**Direction:**
Reproduce the material word for word; the images stay out.

**Data provided:**
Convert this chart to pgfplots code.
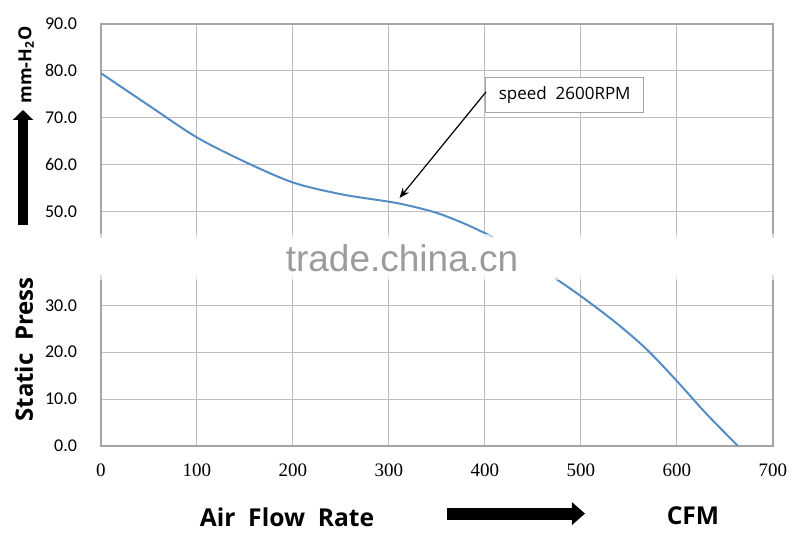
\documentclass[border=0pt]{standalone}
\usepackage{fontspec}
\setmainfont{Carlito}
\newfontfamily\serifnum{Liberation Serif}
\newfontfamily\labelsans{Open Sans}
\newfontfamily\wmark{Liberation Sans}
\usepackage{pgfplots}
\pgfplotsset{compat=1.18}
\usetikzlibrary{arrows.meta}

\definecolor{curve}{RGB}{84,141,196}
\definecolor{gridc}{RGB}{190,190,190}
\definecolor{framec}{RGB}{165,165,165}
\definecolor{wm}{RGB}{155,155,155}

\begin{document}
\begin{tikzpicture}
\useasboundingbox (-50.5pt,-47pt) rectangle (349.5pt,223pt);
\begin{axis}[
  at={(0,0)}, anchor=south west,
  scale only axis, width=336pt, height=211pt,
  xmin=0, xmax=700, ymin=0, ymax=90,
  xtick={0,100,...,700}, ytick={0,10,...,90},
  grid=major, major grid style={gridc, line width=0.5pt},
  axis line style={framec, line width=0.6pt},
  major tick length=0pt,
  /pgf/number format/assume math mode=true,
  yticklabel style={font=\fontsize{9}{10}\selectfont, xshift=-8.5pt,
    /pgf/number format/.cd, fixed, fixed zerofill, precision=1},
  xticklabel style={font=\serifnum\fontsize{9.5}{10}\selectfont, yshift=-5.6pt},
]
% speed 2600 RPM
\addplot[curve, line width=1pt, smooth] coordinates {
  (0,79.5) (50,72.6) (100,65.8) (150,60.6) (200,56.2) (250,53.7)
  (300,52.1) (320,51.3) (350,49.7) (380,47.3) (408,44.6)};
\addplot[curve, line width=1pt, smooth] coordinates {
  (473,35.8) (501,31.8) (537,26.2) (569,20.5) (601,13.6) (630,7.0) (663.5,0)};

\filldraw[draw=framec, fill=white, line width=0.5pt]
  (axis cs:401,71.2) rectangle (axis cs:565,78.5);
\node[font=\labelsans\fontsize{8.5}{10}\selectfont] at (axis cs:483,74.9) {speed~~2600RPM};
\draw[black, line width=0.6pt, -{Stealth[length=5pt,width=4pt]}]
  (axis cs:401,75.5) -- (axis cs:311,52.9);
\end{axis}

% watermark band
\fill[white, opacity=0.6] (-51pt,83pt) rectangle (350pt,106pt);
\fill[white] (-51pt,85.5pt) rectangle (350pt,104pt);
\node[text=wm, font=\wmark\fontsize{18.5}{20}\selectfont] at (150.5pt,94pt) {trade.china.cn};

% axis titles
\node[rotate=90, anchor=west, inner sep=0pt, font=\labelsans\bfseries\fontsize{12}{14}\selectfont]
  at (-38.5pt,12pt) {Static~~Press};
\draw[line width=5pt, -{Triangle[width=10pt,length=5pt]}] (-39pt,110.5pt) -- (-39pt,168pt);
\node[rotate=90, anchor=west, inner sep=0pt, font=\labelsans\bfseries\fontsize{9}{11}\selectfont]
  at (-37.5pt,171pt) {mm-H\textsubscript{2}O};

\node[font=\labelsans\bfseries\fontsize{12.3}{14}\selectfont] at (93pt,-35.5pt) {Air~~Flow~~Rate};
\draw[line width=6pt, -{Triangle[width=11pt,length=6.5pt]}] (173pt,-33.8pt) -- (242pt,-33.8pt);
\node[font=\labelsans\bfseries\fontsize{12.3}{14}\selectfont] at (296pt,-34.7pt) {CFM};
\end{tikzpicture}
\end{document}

**Output for this task:**
Convert this chart to pgfplots code.
\documentclass[border=0pt]{standalone}
\usepackage{fontspec}
\setmainfont{Carlito}
\newfontfamily\serifnum{Liberation Serif}
\newfontfamily\labelsans{Open Sans}
\newfontfamily\wmark{Liberation Sans}
\usepackage{pgfplots}
\pgfplotsset{compat=1.18}
\usetikzlibrary{arrows.meta}

\definecolor{curve}{RGB}{84,141,196}
\definecolor{gridc}{RGB}{190,190,190}
\definecolor{framec}{RGB}{165,165,165}
\definecolor{wm}{RGB}{155,155,155}

\begin{document}
\begin{tikzpicture}
\useasboundingbox (-50.5pt,-47pt) rectangle (349.5pt,223pt);
\begin{axis}[
  at={(0,0)}, anchor=south west,
  scale only axis, width=336pt, height=211pt,
  xmin=0, xmax=700, ymin=0, ymax=90,
  xtick={0,100,...,700}, ytick={0,10,...,90},
  grid=major, major grid style={gridc, line width=0.5pt},
  axis line style={framec, line width=0.6pt},
  major tick length=0pt,
  /pgf/number format/assume math mode=true,
  yticklabel style={font=\fontsize{9}{10}\selectfont, xshift=-8.5pt,
    /pgf/number format/.cd, fixed, fixed zerofill, precision=1},
  xticklabel style={font=\serifnum\fontsize{9.5}{10}\selectfont, yshift=-5.6pt},
]
% speed 2600 RPM
\addplot[curve, line width=1pt, smooth] coordinates {
  (0,79.5) (50,72.6) (100,65.8) (150,60.6) (200,56.2) (250,53.7)
  (300,52.1) (320,51.3) (350,49.7) (380,47.3) (408,44.6)};
\addplot[curve, line width=1pt, smooth] coordinates {
  (473,35.8) (501,31.8) (537,26.2) (569,20.5) (601,13.6) (630,7.0) (663.5,0)};

\filldraw[draw=framec, fill=white, line width=0.5pt]
  (axis cs:401,71.2) rectangle (axis cs:565,78.5);
\node[font=\labelsans\fontsize{8.5}{10}\selectfont] at (axis cs:483,74.9) {speed~~2600RPM};
\draw[black, line width=0.6pt, -{Stealth[length=5pt,width=4pt]}]
  (axis cs:401,75.5) -- (axis cs:311,52.9);
\end{axis}

% watermark band
\fill[white, opacity=0.6] (-51pt,83pt) rectangle (350pt,106pt);
\fill[white] (-51pt,85.5pt) rectangle (350pt,104pt);
\node[text=wm, font=\wmark\fontsize{18.5}{20}\selectfont] at (150.5pt,94pt) {trade.china.cn};

% axis titles
\node[rotate=90, anchor=west, inner sep=0pt, font=\labelsans\bfseries\fontsize{12}{14}\selectfont]
  at (-38.5pt,12pt) {Static~~Press};
\draw[line width=5pt, -{Triangle[width=10pt,length=5pt]}] (-39pt,110.5pt) -- (-39pt,168pt);
\node[rotate=90, anchor=west, inner sep=0pt, font=\labelsans\bfseries\fontsize{9}{11}\selectfont]
  at (-37.5pt,171pt) {mm-H\textsubscript{2}O};

\node[font=\labelsans\bfseries\fontsize{12.3}{14}\selectfont] at (93pt,-35.5pt) {Air~~Flow~~Rate};
\draw[line width=6pt, -{Triangle[width=11pt,length=6.5pt]}] (173pt,-33.8pt) -- (242pt,-33.8pt);
\node[font=\labelsans\bfseries\fontsize{12.3}{14}\selectfont] at (296pt,-34.7pt) {CFM};
\end{tikzpicture}
\end{document}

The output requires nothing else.